By the way, there’s a small problem evidenced with your own grasp of orthodox Christian doctrine (or perhaps only in the way you express it – I’m not judging your understanding but raising the issue to help clarify if the misperception is real and not my misperceiving your meaning).

In Trinitarian theology, God does not have a Son – he is a Son … along with Father and Holy Spirit. While Jesus incarnate as man did what humans ought to do, and worshipped the Father, he is no less God than the Father.

The issue is not whether the Jewish, Muslim, and Christian Gods have Sons: it’s that they are all pointing to differing understandings of the same God, the one who called Abraham up from Haran to the Holy Land, who sat with him beneath the trees at Mamre, who commanded and then commuted the sacrifice of Isaac. Him.

Because that’s who the Jews say they’re worshipping, that’s who the Christians say we’re worshipping.

And that’s who the Moslems say they’re worshipping.

I’m with Sam Harris on this one. If one person was spouting this nonsense they’d be looked upon as a loon.

But because it is institutionalized in a large religion somehow it becomes rational and those who question it are the loons. :rolleyes:

My complaint in a nutshell. This country, this entire culture, is being dominated and run according to principles avowed ONLY by those who self-identify as members of a radically unstable and irrational cult practicing indoctrination and mind-control. Anyone who self-identifies as questioning this cult too sharply is (not automatically but almost) disqualified from serving in public office, simply because the extent of this dominance is too great.

In my ideal world, Bush (for example) would be ridiculed, instead of being embraced, for his membership in this cult, but in this culture, cult-membership is NOT something one needs to disavow but rather to proclaim from the rooftops, wherever relevant and wherever irrelevant.
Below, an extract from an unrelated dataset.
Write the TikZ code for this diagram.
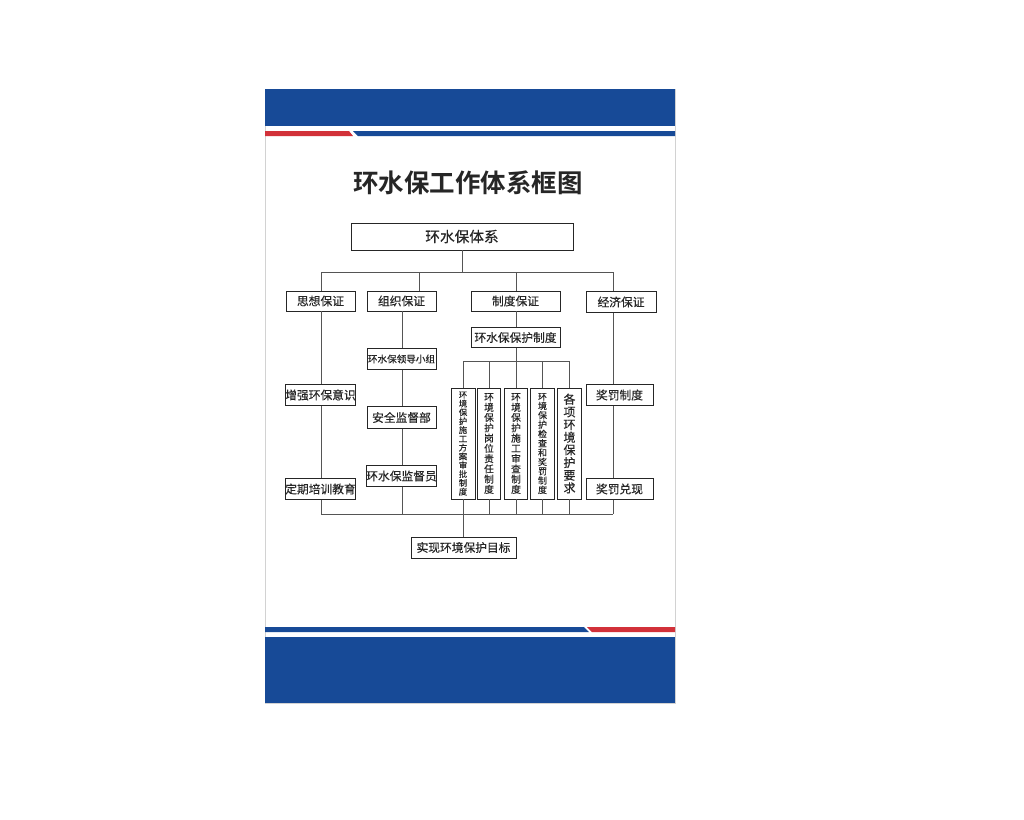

A candidate who stated something as mild as, “My religious beliefs, or lack thereof, are of no importance in this election,” however, would be effectively disqualifying his candidacy. His statement would be declaring himself to be a lunatic and an enemy of Xianity.

The pertinent question is what kind of dialog can begin to change things? How do we do that while still preserving people’s constitutional rights? It’s easy to make fun and feel intellectually superior. Real solutions are more complicated.